Thirty years ago, although we knew that the pollutants from smoking shortened lifespans even of those who did not directly smoke, people could smoke in the rear part of a plane on the theory that people in the front part were too far away. Nowadays, one cannot even smoke in the airport. Ten years ago, if anyone had said that we would live in a world where patrons in a bar can drink without having to breathe in second-hand smoke, that person would be laughed out of the room. College campuses have now gone so far as to ban smoking on the entire campus, under the guise that forcing smokers outside only pollutes the air around building entrances and that no one should have to encounter the pollutants. That begs the question: whose freedom is more important? The smokers to make their damaging choice where and when they want, or the non-smoker to know that they can go anywhere in public - including the sidewalks of a city - and not have to encounter pollutants they do not want. Our social ethics - as reflected by our laws - over the past three decades has moved dramatically on this issue, however we do not seem to recognize the error in judgment that led us to this point, even as we establish laws that impinge on one freedom to bestow another.

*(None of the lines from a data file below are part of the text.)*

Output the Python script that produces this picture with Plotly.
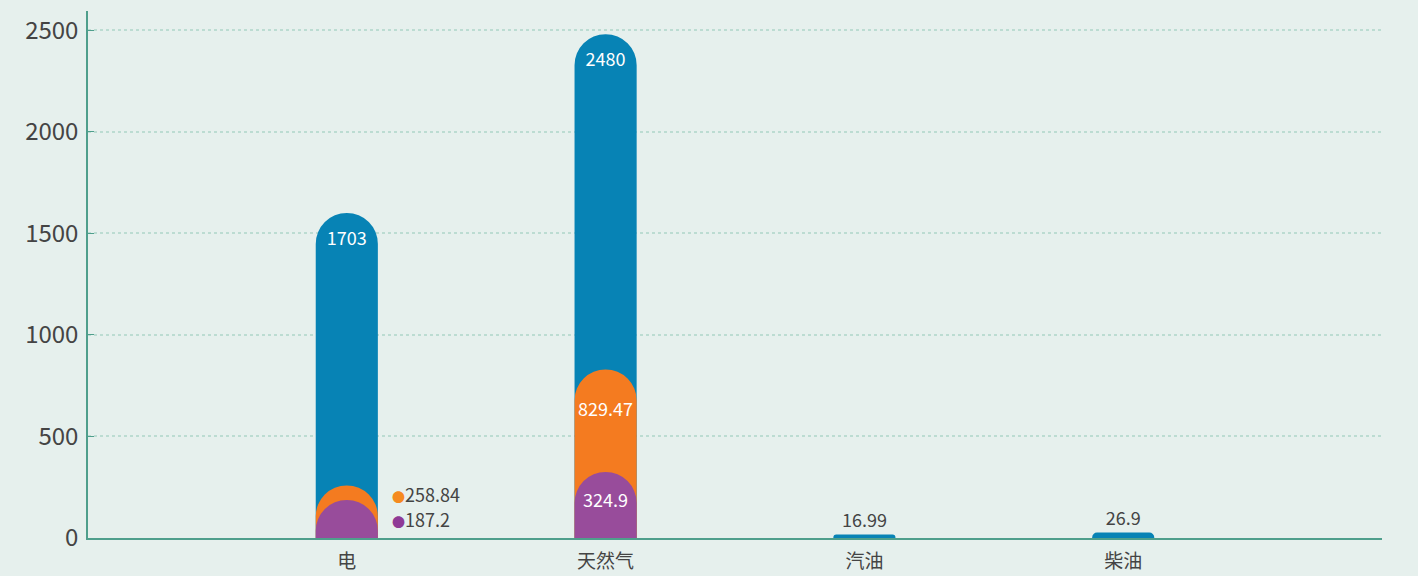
import plotly.graph_objects as go

categories = ["电", "天然气", "汽油", "柴油"]
# value labels shown on the blue bars, and the bar heights as drawn in the picture
blue_labels = ["1703", "2480", "16.99", "26.9"]
blue_vals = [1600, 2480, 16.99, 26.9]
orange_vals = [258.84, 829.47, None, None]
purple_vals = [187.2, 324.9, None, None]
y_ticks = [0, 500, 1000, 1500, 2000, 2500]

FONT = "Noto Sans CJK SC"
LBL = 18
x = list(range(len(categories)))
BW = 0.24
XR = [-1, len(categories)]

def labels(vals):
    return ["" if v is None else f"{v:g}" for v in vals]

fig = go.Figure()
fig.add_trace(go.Bar(
    x=x, y=blue_vals, width=BW, name="series1", xaxis="x",
    marker=dict(color="#0783b5", cornerradius="50%", line=dict(width=0)),
    text=blue_labels,
    textposition=["inside" if v > 100 else "outside" for v in blue_vals],
    insidetextanchor="end", cliponaxis=False, textangle=0,
    insidetextfont=dict(color="white", size=LBL, family=FONT),
    outsidetextfont=dict(color="#444444", size=LBL, family=FONT),
))
o_text = [labels(orange_vals)[i] if (orange_vals[i] or 0) > 500 else "" for i in x]
fig.add_trace(go.Bar(
    x=x, y=orange_vals, width=BW, name="series2", xaxis="x2",
    marker=dict(color="#f47b20", cornerradius="50%", line=dict(width=0)),
    text=o_text, textposition="inside", insidetextanchor="end", textangle=0,
    insidetextfont=dict(color="white", size=LBL, family=FONT),
))
p_text = [labels(purple_vals)[i] if (purple_vals[i] or 0) > 300 else "" for i in x]
fig.add_trace(go.Bar(
    x=x, y=purple_vals, width=BW, name="series3", xaxis="x3",
    marker=dict(color="#984c9b", cornerradius="50%", line=dict(width=0)),
    text=p_text, textposition="inside", insidetextanchor="end", textangle=0,
    insidetextfont=dict(color="white", size=LBL, family=FONT),
))

# side labels for the small orange / purple values
for i in x:
    for vals, col, shift, lim in ((orange_vals, "#f58a1f", 18, 500),
                                  (purple_vals, "#8e3a96", 0, 300)):
        v = vals[i]
        if v is not None and v <= lim:
            fig.add_annotation(
                x=i + BW / 2 + 0.045, y=v / 2, yshift=shift, xanchor="left",
                showarrow=False,
                text=f"<span style='color:{col};font-size:13px'>●</span>{v:g}",
                font=dict(color="#444444", size=LBL, family=FONT),
            )

hidden_x = dict(range=XR, overlaying="x", visible=False, showgrid=False,
                zeroline=False, automargin=False)
fig.update_layout(
    width=1418, height=576,
    margin=dict(l=88, r=36, t=11, b=38, autoexpand=False),
    paper_bgcolor="#e6f0ed", plot_bgcolor="#e6f0ed",
    barmode="overlay", showlegend=False,
    font=dict(family=FONT, color="#444444"),
    xaxis=dict(
        tickmode="array", tickvals=x, ticktext=categories, automargin=False,
        range=XR, showgrid=False, zeroline=False,
        showline=True, linecolor="#4f9f8c", linewidth=1.5,
        ticks="", ticklabelstandoff=5,
        tickfont=dict(size=19, color="#444444", family=FONT),
    ),
    xaxis2=hidden_x,
    xaxis3=hidden_x,
    yaxis=dict(
        range=[0, 2594], tickvals=y_ticks, showgrid=True, automargin=False,
        gridcolor="#bcdcd2", griddash="dot", gridwidth=1.5, zeroline=False,
        showline=True, linecolor="#4f9f8c", linewidth=1.5,
        ticks="inside", ticklen=6, tickcolor="#4f9f8c", ticklabelstandoff=3,
        tickfont=dict(size=24, color="#444444", family=FONT),
    ),
)

fig.write_html("out.html", config={"displayModeBar": False},
               post_script="document.body.style.margin='0px';")
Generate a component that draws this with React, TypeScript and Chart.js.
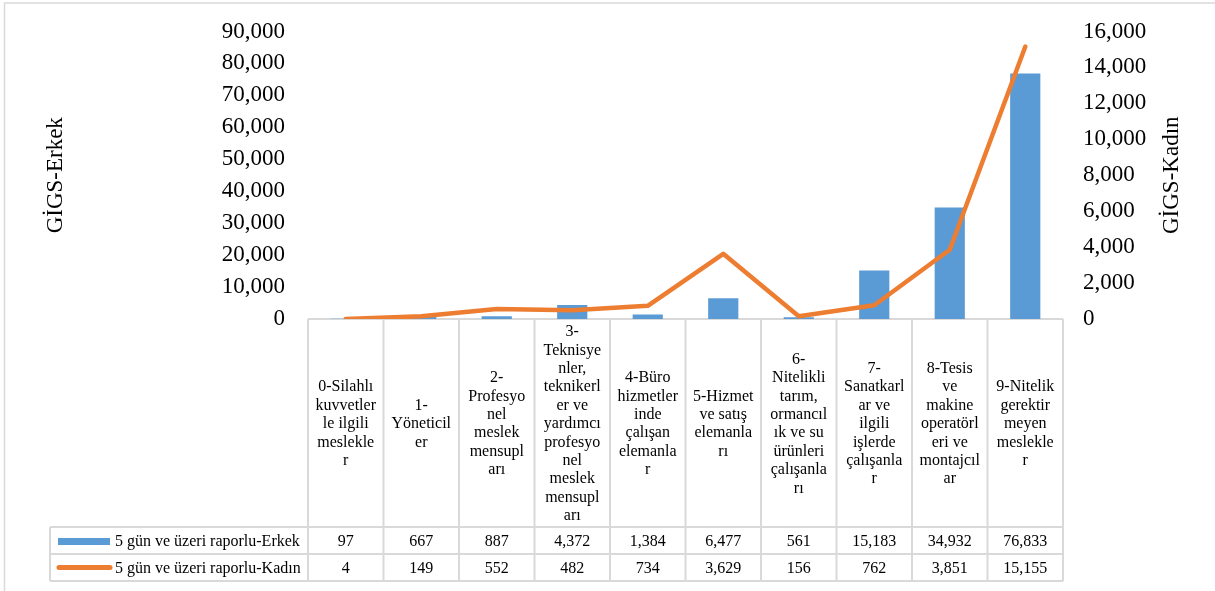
import React, { useEffect, useRef } from "react";
import { Chart, registerables } from "chart.js";

Chart.register(...registerables);

// ---- data ----
const categories: string[][] = [
  ["0-Silahlı", "kuvvetler", "le ilgili", "meslekle", "r"],
  ["1-", "Yöneticil", "er"],
  ["2-", "Profesyo", "nel", "meslek", "mensupl", "arı"],
  ["3-", "Teknisye", "nler,", "teknikerl", "er ve", "yardımcı", "profesyo", "nel", "meslek", "mensupl", "arı"],
  ["4-Büro", "hizmetler", "inde", "çalışan", "elemanla", "r"],
  ["5-Hizmet", "ve satış", "elemanla", "rı"],
  ["6-", "Nitelikli", "tarım,", "ormancıl", "ık ve su", "ürünleri", "çalışanla", "rı"],
  ["7-", "Sanatkarl", "ar ve", "ilgili", "işlerde", "çalışanla", "r"],
  ["8-Tesis", "ve", "makine", "operatörl", "eri ve", "montajcıl", "ar"],
  ["9-Nitelik", "gerektir", "meyen", "meslekle", "r"],
];
const erkekValues = [97, 667, 887, 4372, 1384, 6477, 561, 15183, 34932, 76833];
const kadinValues = [4, 149, 552, 482, 734, 3629, 156, 762, 3851, 15155];
const erkekLabel = "5 gün ve üzeri raporlu-Erkek";
const kadinLabel = "5 gün ve üzeri raporlu-Kadın";
const leftAxisTitle = "GİGS-Erkek";
const rightAxisTitle = "GİGS-Kadın";
const leftMax = 90000;
const leftStep = 10000;
const rightMax = 16000;
const rightStep = 2000;

// ---- styles ----
const FONT = '"Liberation Serif", "Times New Roman", serif';
const BLUE = "#5B9BD5";
const ORANGE = "#ED7D31";
const GRID = "#D9D9D9";
const TEXT = "#000000";

const fmt = (v: number) => Number(v).toLocaleString("en-US");

const tablePlugin = {
  id: "dataTable",
  beforeDraw(chart: any) {
    const { ctx } = chart;
    ctx.save();
    ctx.strokeStyle = GRID;
    ctx.lineWidth = 1.5;
    ctx.beginPath();
    ctx.moveTo(4.5, 600);
    ctx.lineTo(4.5, 3);
    ctx.lineTo(1220, 3);
    ctx.stroke();
    ctx.restore();
  },
  beforeDatasetsDraw(chart: any) {
    const { ctx } = chart;
    const xs = chart.scales.x;
    const n = categories.length;
    const left = xs.left;
    const right = xs.right;
    const colW = (right - left) / n;
    const top = chart.chartArea.bottom;
    const headerBottom = top + 208;
    const rowH = 27;
    const row1 = headerBottom + rowH;
    const row2 = row1 + rowH;
    const legendLeft = 50;

    ctx.save();
    ctx.strokeStyle = GRID;
    ctx.lineWidth = 2;
    ctx.beginPath();
    ctx.moveTo(left, top);
    ctx.lineTo(right, top);
    [headerBottom, row1, row2].forEach((y) => {
      ctx.moveTo(legendLeft, y);
      ctx.lineTo(right, y);
    });
    for (let i = 0; i <= n; i++) {
      const x = left + i * colW;
      ctx.moveTo(x, top);
      ctx.lineTo(x, row2);
    }
    ctx.moveTo(legendLeft, headerBottom);
    ctx.lineTo(legendLeft, row2);
    ctx.stroke();

    ctx.fillStyle = TEXT;
    ctx.font = `16px ${FONT}`;
    ctx.textAlign = "center";
    ctx.textBaseline = "middle";
    const lh = 18.4;
    const midH = (top + headerBottom) / 2 + 1;
    categories.forEach((lines, i) => {
      const cx = xs.getPixelForValue(i);
      const startY = midH - ((lines.length - 1) * lh) / 2;
      lines.forEach((ln, j) => ctx.fillText(ln, cx, startY + j * lh));
    });
    const r1 = (headerBottom + row1) / 2 + 1;
    const r2 = (row1 + row2) / 2 + 1;
    erkekValues.forEach((v, i) => ctx.fillText(fmt(v), xs.getPixelForValue(i), r1));
    kadinValues.forEach((v, i) => ctx.fillText(fmt(v), xs.getPixelForValue(i), r2));

    ctx.fillStyle = BLUE;
    ctx.fillRect(58, r1 - 3.5, 52, 7);
    ctx.strokeStyle = ORANGE;
    ctx.lineWidth = 5;
    ctx.lineCap = "round";
    ctx.beginPath();
    ctx.moveTo(59, r2 - 1);
    ctx.lineTo(110, r2 - 1);
    ctx.stroke();
    ctx.fillStyle = TEXT;
    ctx.textAlign = "left";
    ctx.fillText(erkekLabel, 115, r1);
    ctx.fillText(kadinLabel, 115, r2);
    ctx.restore();
  },
  afterDraw(chart: any) {
    const { ctx, chartArea } = chart;
    ctx.save();
    ctx.fillStyle = TEXT;
    ctx.font = `23px ${FONT}`;
    ctx.textAlign = "center";
    ctx.textBaseline = "middle";
    ctx.translate(1172, (chartArea.top + chartArea.bottom) / 2);
    ctx.rotate(-Math.PI / 2);
    ctx.fillText(rightAxisTitle, 0, 0);
    ctx.restore();
  },
};

export default function App() {
  const ref = useRef<HTMLCanvasElement | null>(null);

  useEffect(() => {
    if (!ref.current) return;
    const chart = new Chart(ref.current, {
      type: "bar",
      data: {
        labels: categories,
        datasets: [
          {
            type: "line",
            label: kadinLabel,
            data: kadinValues,
            yAxisID: "y1",
            borderColor: ORANGE,
            backgroundColor: ORANGE,
            borderWidth: 4.5,
            pointRadius: 0,
            tension: 0,
            borderCapStyle: "round",
            borderJoinStyle: "round",
            order: 0,
          } as any,
          {
            type: "bar",
            label: erkekLabel,
            data: erkekValues,
            yAxisID: "y",
            backgroundColor: BLUE,
            barPercentage: 0.4,
            categoryPercentage: 1,
            order: 1,
          },
        ],
      },
      options: {
        responsive: false,
        animation: false,
        layout: { padding: { top: 31.5, bottom: 272, left: 0, right: 0 } },
        plugins: { legend: { display: false }, tooltip: { enabled: false } },
        scales: {
          x: { display: false },
          y: {
            position: "left",
            min: 0,
            max: leftMax,
            grid: { display: false, drawTicks: false },
            border: { display: false },
            ticks: {
              stepSize: leftStep,
              padding: 23,
              color: TEXT,
              font: { family: FONT, size: 23 },
              callback: (v: any) => fmt(v),
            },
            title: {
              display: true,
              text: leftAxisTitle,
              color: TEXT,
              font: { family: FONT, size: 23 },
              padding: { top: 42, bottom: 0 },
            },
            afterFit: (s: any) => {
              s.width = 308;
              s.paddingTop = 0;
              s.paddingBottom = 0;
            },
          },
          y1: {
            position: "right",
            min: 0,
            max: rightMax,
            grid: { display: false, drawTicks: false },
            border: { display: false },
            ticks: {
              stepSize: rightStep,
              padding: 20,
              color: TEXT,
              font: { family: FONT, size: 23 },
              callback: (v: any) => fmt(v),
            },
            afterFit: (s: any) => {
              s.width = 152;
              s.paddingTop = 0;
              s.paddingBottom = 0;
            },
          },
        },
      } as any,
      plugins: [tablePlugin],
    });
    return () => chart.destroy();
  }, []);

  return (
    <div style={{ position: "fixed", left: 0, top: 0, width: 1215, height: 591, background: "#fff" }}>
      <canvas ref={ref} width={1215} height={591} />
    </div>
  );
}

The issue of smoking highlights one of our primary human fallacies: we assume we know everything we have to know in order to make a decision. This happens especially when we look at issues of materials that improve quality of life: lead in paint and gasoline, asbestos in ceiling, flooring, and insulation, cigarettes. In each of these cases, we considered that because the material brought us comfort or pleasure, and worked excellently in doing so, that we had the freedom to use it as we would. We under-calculated the risks, or ignored them completely, because of the increased utility. Our economy rewarded this thinking, our society accepted the utility as an entitlement, and our government fought action until we had already lost lives in large numbers to the consequences. In each one of these cases, we not only took the life and freedom from those who knew the risks and still made the free choice to expose themselves, we affected those who either did not understand or in many cases did not know.

This joust with freedom has significant consequences in today's society. Within forty years we will have nearly four-hundred-and-fifty million people living on the space and resources we currently allocate to a little over three hundred million Americans. In that same timeframe we will grow as a world population from seven billion to almost ten billion, and within that ten billion, almost five billion looking to develop from an impoverished or semi-impoverished standard of living to a "nearly-Western" standard of living. The demand on resources will challenge every facet of our society, and will cause us to innovate and push boundaries in order to maintain or grow our standard of living. We can either continue the cycle of expanding the freedom of one segment of the population while limiting the freedom of another, or we can make smarter choices. We can create a truly free world, where lack of access to clean water, clean air, and clean earth no longer constrain the ability of any individual to make choices that will better their lives.

It starts with our choices now. It starts with recognizing that the freedom to make bad choices does not mean that it is ok to make them. It starts with our most trusted professionals standing up and refusing to participate in any decision that will limit the freedom of a human being. Almost anything we do to ourselves and for ourselves gets reviewed, approved, and certified by a medical professional or an engineer. If medical professionals and engineers not only refused to endorse decisions limiting quality of life and freedom, but also called out those making the decisions, we could stop detrimental behavior within five years and begin restorative action within this generation. Holding those professionals to those standards starts by each one of us holding ourselves to a higher standard, and accepting the real definition of freedom…the absence of necessity, coercion or constraint in choices…and making sure we are working for the freedom of all.